#### [TO DO]
Your task is to retype, word for word, the lines from the start of the data through the line holding "import * as". Do not include the pictures.

#### [DATA]
- - -
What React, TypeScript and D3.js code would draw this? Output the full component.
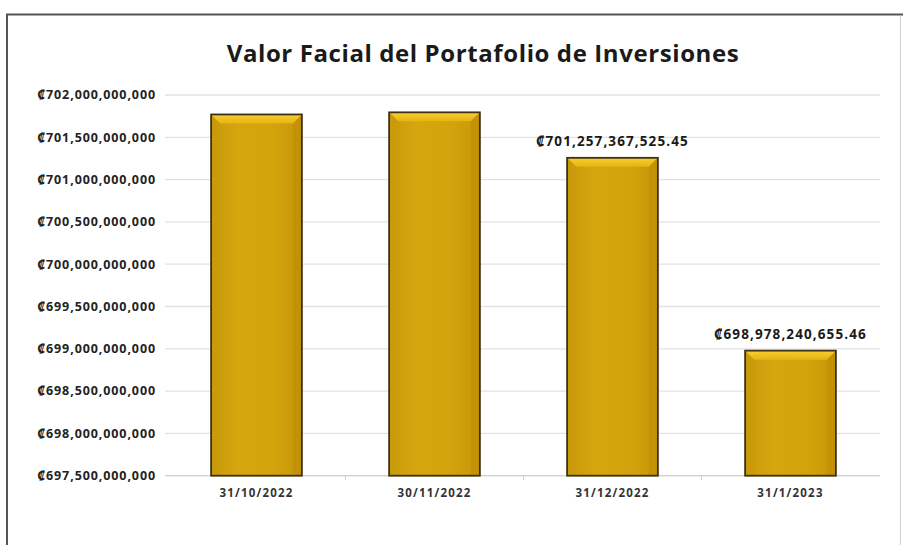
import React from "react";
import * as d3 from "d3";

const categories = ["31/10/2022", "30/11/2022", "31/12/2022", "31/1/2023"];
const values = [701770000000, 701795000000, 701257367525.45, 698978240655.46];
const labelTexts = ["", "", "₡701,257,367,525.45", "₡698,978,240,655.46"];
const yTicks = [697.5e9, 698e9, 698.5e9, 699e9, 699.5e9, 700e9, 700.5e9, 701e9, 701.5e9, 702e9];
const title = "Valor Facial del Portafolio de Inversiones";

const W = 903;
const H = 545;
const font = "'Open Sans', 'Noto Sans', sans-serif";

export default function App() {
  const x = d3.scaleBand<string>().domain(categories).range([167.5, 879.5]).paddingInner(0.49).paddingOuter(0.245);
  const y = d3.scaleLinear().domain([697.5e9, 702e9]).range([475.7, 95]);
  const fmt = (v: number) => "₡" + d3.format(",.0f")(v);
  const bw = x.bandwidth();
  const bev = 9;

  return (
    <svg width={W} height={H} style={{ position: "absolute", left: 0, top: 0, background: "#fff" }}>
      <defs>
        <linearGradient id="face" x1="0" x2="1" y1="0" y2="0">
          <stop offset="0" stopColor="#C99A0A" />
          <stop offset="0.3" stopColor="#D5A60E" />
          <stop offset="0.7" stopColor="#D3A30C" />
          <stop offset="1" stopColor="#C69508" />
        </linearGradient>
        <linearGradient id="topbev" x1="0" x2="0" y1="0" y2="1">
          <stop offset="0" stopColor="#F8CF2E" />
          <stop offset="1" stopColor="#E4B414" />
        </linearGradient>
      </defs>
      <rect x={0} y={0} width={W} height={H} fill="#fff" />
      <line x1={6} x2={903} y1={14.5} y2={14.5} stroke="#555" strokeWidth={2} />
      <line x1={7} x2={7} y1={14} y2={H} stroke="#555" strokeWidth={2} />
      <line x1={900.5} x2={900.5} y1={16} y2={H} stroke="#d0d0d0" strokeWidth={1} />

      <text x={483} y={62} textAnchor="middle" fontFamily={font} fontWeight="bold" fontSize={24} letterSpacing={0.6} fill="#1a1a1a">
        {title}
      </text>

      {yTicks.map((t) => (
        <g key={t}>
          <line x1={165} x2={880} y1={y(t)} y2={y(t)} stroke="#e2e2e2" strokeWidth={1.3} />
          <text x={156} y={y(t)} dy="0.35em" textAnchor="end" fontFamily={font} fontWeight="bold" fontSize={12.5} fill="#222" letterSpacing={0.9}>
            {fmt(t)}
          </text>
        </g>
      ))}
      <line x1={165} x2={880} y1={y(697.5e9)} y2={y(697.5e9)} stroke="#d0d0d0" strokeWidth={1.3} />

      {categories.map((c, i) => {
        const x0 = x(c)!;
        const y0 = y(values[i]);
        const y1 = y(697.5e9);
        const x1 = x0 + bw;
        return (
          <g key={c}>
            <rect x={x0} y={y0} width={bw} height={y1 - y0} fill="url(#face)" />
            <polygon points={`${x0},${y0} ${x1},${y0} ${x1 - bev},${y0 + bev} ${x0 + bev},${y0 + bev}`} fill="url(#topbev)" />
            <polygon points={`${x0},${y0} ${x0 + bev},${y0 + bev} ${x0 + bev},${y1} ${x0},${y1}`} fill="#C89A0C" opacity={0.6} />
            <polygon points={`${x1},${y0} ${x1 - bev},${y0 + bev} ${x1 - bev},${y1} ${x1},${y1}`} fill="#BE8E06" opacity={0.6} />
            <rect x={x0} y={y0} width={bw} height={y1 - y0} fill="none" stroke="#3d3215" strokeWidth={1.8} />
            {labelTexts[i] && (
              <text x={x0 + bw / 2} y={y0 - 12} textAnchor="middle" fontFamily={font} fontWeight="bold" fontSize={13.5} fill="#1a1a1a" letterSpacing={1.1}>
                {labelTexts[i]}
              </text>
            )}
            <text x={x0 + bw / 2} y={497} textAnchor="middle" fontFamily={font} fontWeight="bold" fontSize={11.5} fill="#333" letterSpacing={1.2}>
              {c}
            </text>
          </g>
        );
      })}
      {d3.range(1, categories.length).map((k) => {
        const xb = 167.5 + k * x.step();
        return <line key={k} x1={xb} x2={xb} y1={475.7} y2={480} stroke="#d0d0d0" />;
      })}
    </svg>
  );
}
- - -
#### [IN RESPONSE]
What React, TypeScript and D3.js code would draw this? Output the full component.
import React from "react";
import * as d3 from "d3";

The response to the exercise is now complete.